Yine de görünen o ki, kamu otoritesi giderek artan bir oranda internet ortamını daha kapsamlı bir şekilde regüle etmeye hem hevesli, hem de mecbur. Devlet erki, bir taraftan Çin modeli fişlemenin dayanılmaz cazibesini hissediyor, diğer taraftan da her bireyin özgürlük alanını Fransız idealizmine uygun en geniş şekilde korumak konusunda bir sınava hazırlanıyor.

Bu dengeyi tutturmanın çok zor ve tartışmalı olacağı şimdiden gözüküyor. Facebook gibi platformlar siyasi ve kültürel sınır tanımadan her bireye kolaylıkla ulaşabilirken, değişik toplumların kendi örf ve geleneklerine uygun filtrelemeler yapmak isteyecek olması buradaki çelişkileri iyice pekiştirecek. Kimine göre bireyin özgürlük alanı sayılabilecek bir söylem, bir başkasına toplumsal barışı tehdit eder mahiyette görünebilecek.
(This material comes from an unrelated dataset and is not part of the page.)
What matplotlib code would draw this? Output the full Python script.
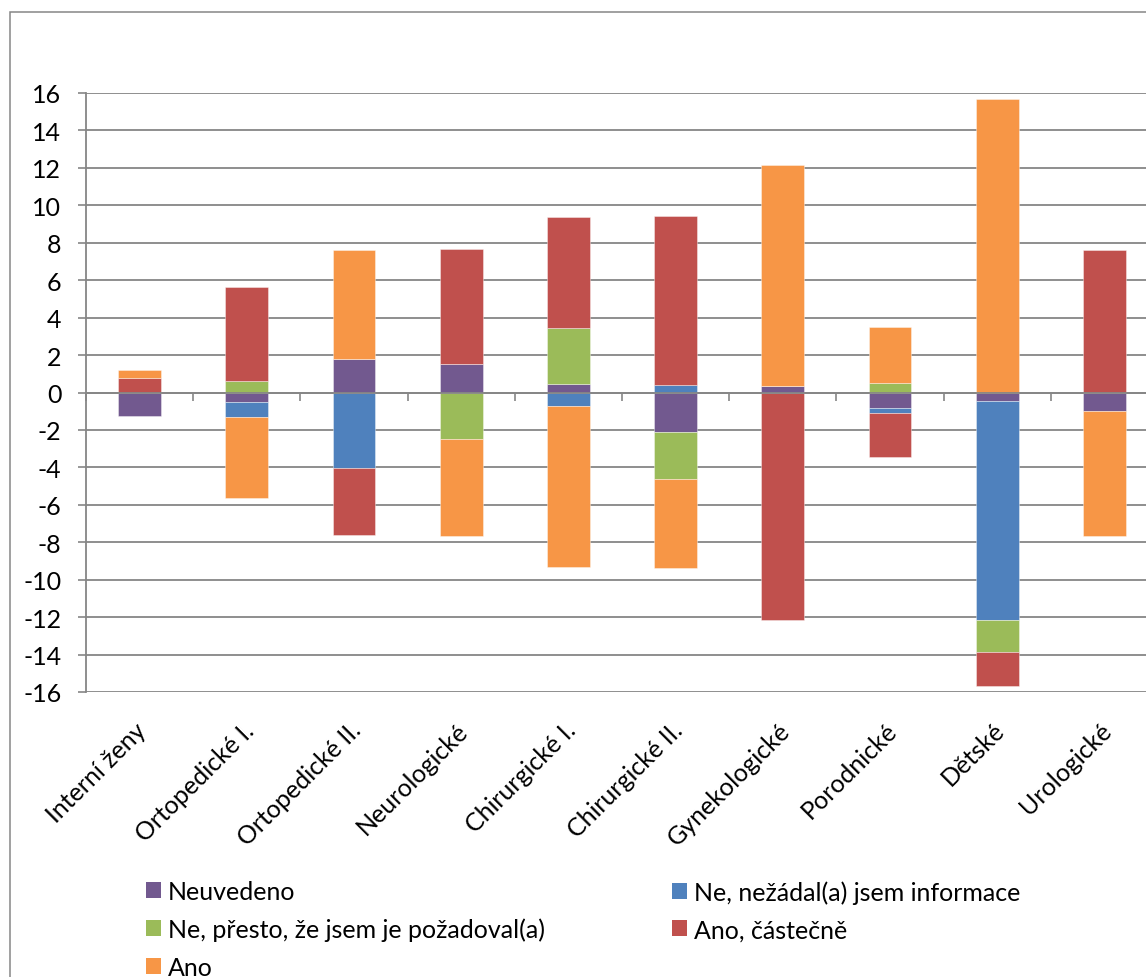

Bu çorbadan iyi bir şey çıkması için ayrıştırıcı ve kamplaştırıcı söylemlerin birleştirici söylemlere dönüşmesini sağlayacak unsurlara ihtiyaç var. Üniversiteler, medya ve sivil toplum kuruluşları ile kanaat önderlerinin kamu otoritesi ile birlikte çalışarak idealizm ile pragmatizm arasından geçen çizgiyi en doğru şekilde çizmeleri gerekecek. Bireysel özgürlük alanlarının toplum mühendisliği ideallerine kurban edilmemesi için yapılacak düzenlemelerin Habermas’ın tanımladığı tarzda kamusal alanda bolca tartışılmasını sağlamak gerekecek.